First. The social condition of woman depends on numerous causes over which we can have no direct control. Men must be the legislators of the world; the post of authority is theirs, not by assumption, or in consequence of this or that combination of circumstances or system of government, but in virtue of the law which has assigned to them greater strength, greater courage, greater vigour of mental as well as bodily constitution. To this law the weaker must necessarily submit: and though the consideration of the points in which this natural authority has been abused, and of the proper bounds which reason and justice assign to it, is most important to all who would thoroughly appreciate woman's position as it is, and as it should be; yet these are not sufficiently practical points for our purpose in these pages.
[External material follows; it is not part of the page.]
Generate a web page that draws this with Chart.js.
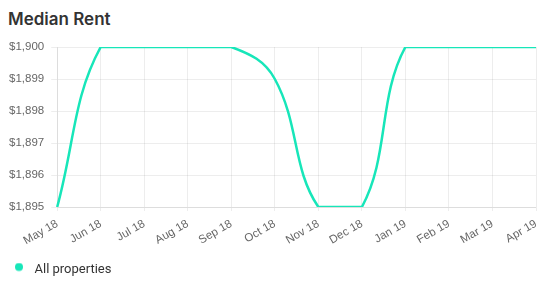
<!DOCTYPE html>
<html>
<head>
<meta charset="utf-8">
<script src="https://cdn.jsdelivr.net/npm/chart.js@4"></script>
<style>
  html, body { margin: 0; padding: 0; background: #fff; }
  #wrap { position: relative; width: 552px; height: 282px; }
  #title {
    position: absolute;
    left: 8px;
    top: 8px;
    margin: 0;
    font: 600 17px Inter, Roboto, sans-serif;
    color: #333;
    line-height: 22px;
  }
  canvas { position: absolute; left: 0; top: 0; }
</style>
</head>
<body>
<div id="wrap">
  <h1 id="title"></h1>
  <canvas id="rentChart" width="552" height="282"></canvas>
</div>
<script>
// Chart data
const months = ['May 18', 'Jun 18', 'Jul 18', 'Aug 18', 'Sep 18', 'Oct 18',
  'Nov 18', 'Dec 18', 'Jan 19', 'Feb 19', 'Mar 19', 'Apr 19'];
const medianRent = [1895, 1900, 1900, 1900, 1900, 1899, 1895, 1895, 1900, 1900, 1900, 1900];
const seriesLabel = 'All properties';
const chartTitle = 'Median Rent';

const lineColor = '#17e6b9';
const gridColor = 'rgba(0, 0, 0, 0.07)';
const tickFont = { size: 11.5, family: "'Liberation Sans', Arial, sans-serif" };

document.getElementById('title').textContent = chartTitle;

function formatMoney(v) {
  return '$' + Number(v).toLocaleString('en-US');
}

// legend marker: small dot, drawn a bit right of and above the box centre
function makeDot(w, h, dx, dy, r) {
  const c = document.createElement('canvas');
  c.width = w;
  c.height = h;
  const g = c.getContext('2d');
  g.fillStyle = lineColor;
  g.beginPath();
  g.arc(w / 2 + dx, h / 2 + dy, r, 0, Math.PI * 2);
  g.fill();
  return c;
}
const legendDot = makeDot(26, 14, 4, -2.5, 4);

const ctx = document.getElementById('rentChart').getContext('2d');

new Chart(ctx, {
  type: 'line',
  data: {
    labels: months,
    datasets: [{
      label: seriesLabel,
      data: medianRent,
      borderColor: lineColor,
      backgroundColor: lineColor,
      borderWidth: 2.5,
      tension: 0.4,
      fill: false,
      pointRadius: 0,
      pointHoverRadius: 0,
      pointStyle: legendDot
    }]
  },
  options: {
    responsive: false,
    animation: false,
    layout: {
      padding: { left: 2, right: 16, top: 47, bottom: -4 }
    },
    plugins: {
      legend: {
        position: 'bottom',
        align: 'start',
        labels: {
          usePointStyle: true,
          pointStyleWidth: 26,
          boxHeight: 8,
          padding: 0,
          color: '#333',
          font: { size: 13, family: 'Roboto, sans-serif' }
        }
      },
      tooltip: { enabled: false }
    },
    scales: {
      y: {
        min: 1895,
        max: 1900,
        ticks: {
          stepSize: 1,
          color: '#666',
          padding: 7,
          font: tickFont,
          callback: function(value) {
            return formatMoney(value);
          }
        },
        grid: {
          color: gridColor,
          tickLength: 6
        },
        border: { color: gridColor }
      },
      x: {
        // leave room between the month labels and the legend
        afterFit: function(scale) {
          scale.height = 56;
        },
        ticks: {
          color: '#666',
          minRotation: 30,
          maxRotation: 30,
          padding: 6,
          font: tickFont
        },
        grid: {
          color: gridColor,
          tickLength: 4
        },
        border: { color: gridColor }
      }
    }
  }
});
</script>
</body>
</html>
We cannot ourselves individually apply the remedy to faults we might discover there: women must be content to influence the social position of their sex, through the tone of moral education they give to their sons; remembering, that if the depressed condition of woman in any age or country reflects dishonour upon the men of that country, the shame must be shared by the mothers whose sons have grown up under their influence, blind to the sufferings of the weak, insensible to the claims of justice, and unacquainted with the warm impulses of generous sentiment, when they thwart their own selfish interests or prejudices. Allowing, then, for all that women in general suff from the want of self-control, the habits of self-indulgence and caprice, and the arbitrary tempers of men, we cannot forget how much those faults are owing to the neglect and shortsightedness of mothers, and to the servility of women in other relations of life, which tolerates and even encourages defects which they secretly blame or despise.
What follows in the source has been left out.